How is it that emerging leaders recognize these opportunities? Often they don’t at least not in the way that is later described when those around them write reflectively about what occurred. I find that leaders step up to what we call opportunity in hindsight because their sense of justice, temperance, prudence or fortitude was summoned to action because they saw a chance to make a difference by applying what they had learned through life. This is what I call the convergence of character, skill and circumstance.
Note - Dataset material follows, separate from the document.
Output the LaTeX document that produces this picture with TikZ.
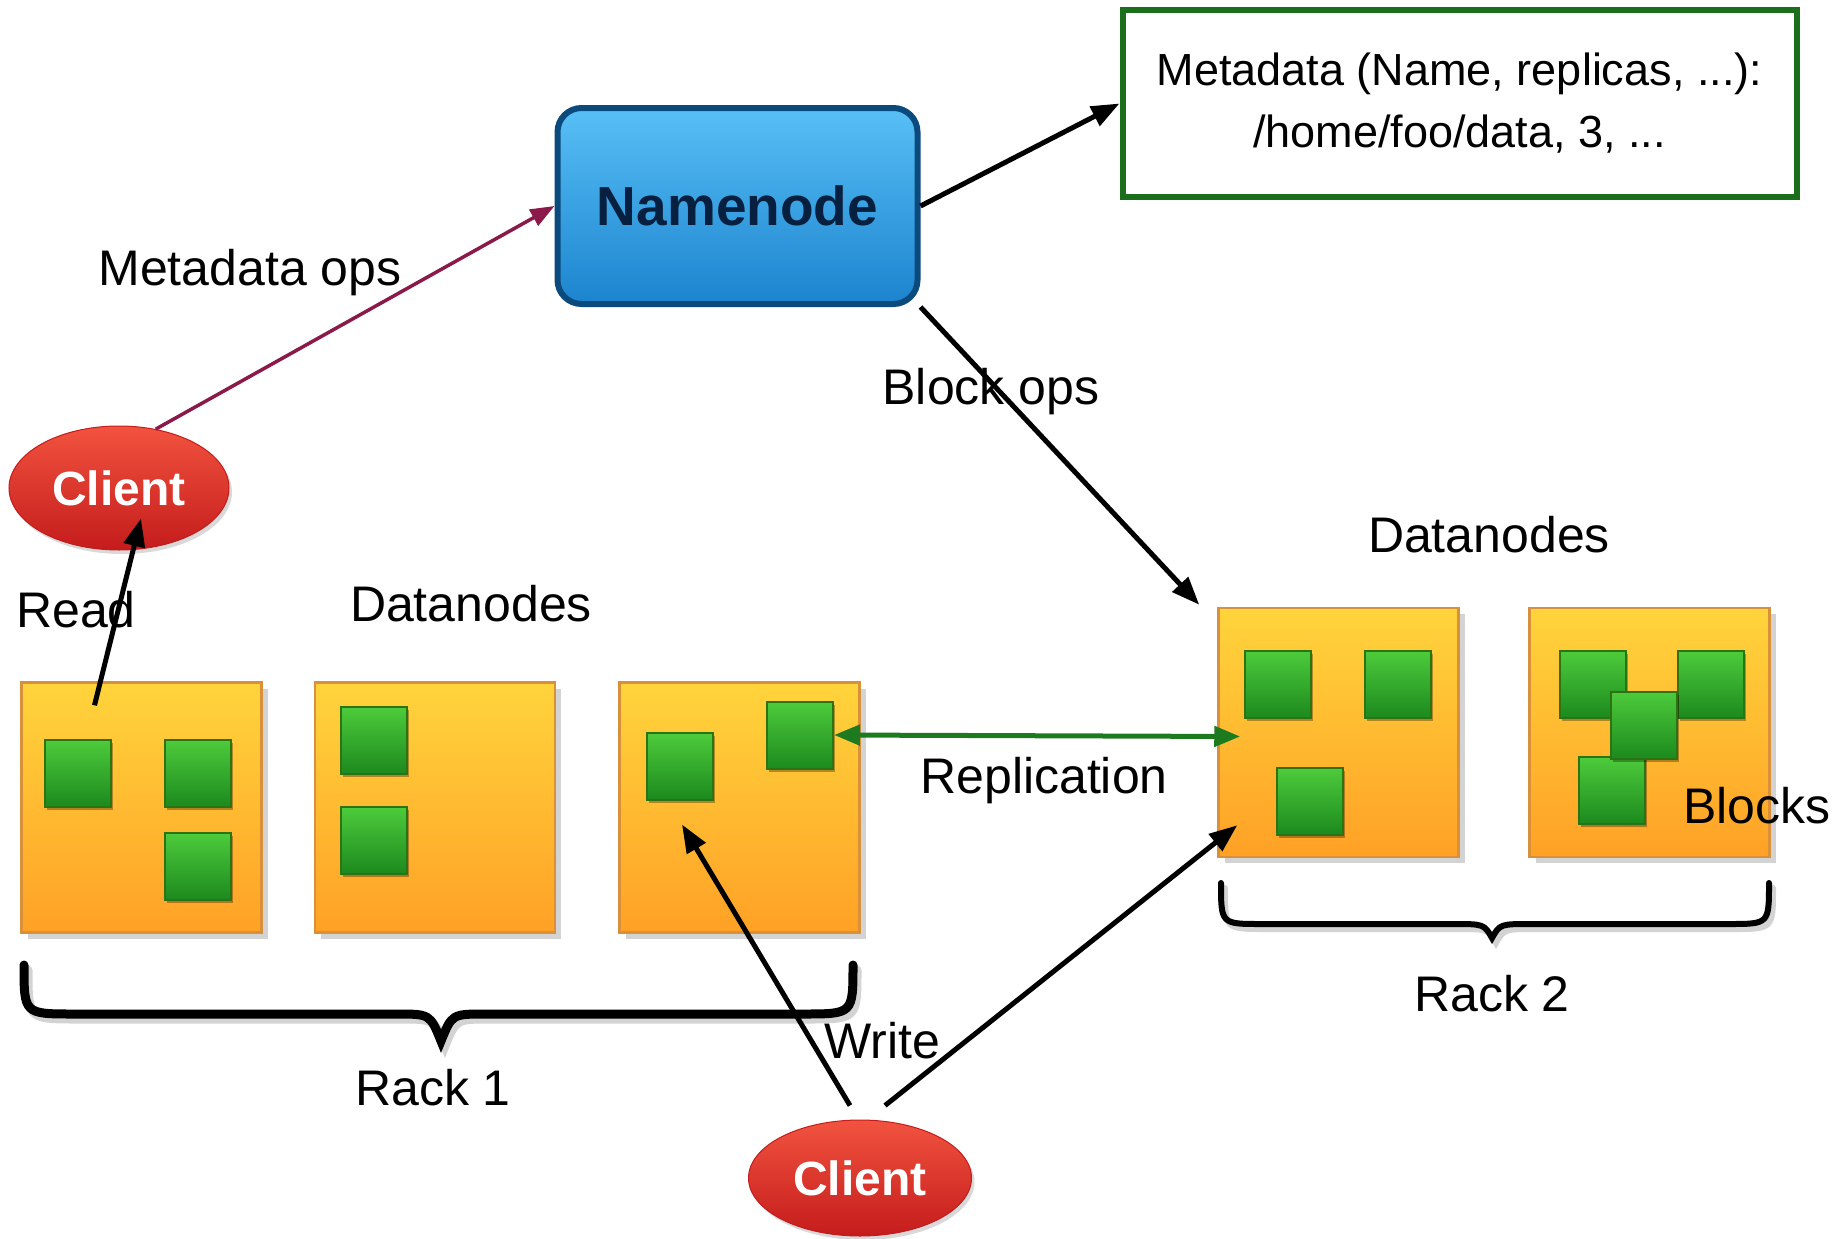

This pattern of convergence seems to hold true in my experience which is of course still being tested in life. The pattern causes me to reflect on my own habits, perspectives and attitudes. It causes me to ask myself to what degree I pursue contribution to others as well as success (my own sense of accomplishment). It summons me to ask the degree to which I exercise my own virtues, learning and vision. It also allows me to determine what opportunities I will invest myself in and which ones I will turn down. Virtue leads me to seek a return on my time and energy not just for my own inurnment but also for the benefit of those I serve as a leader.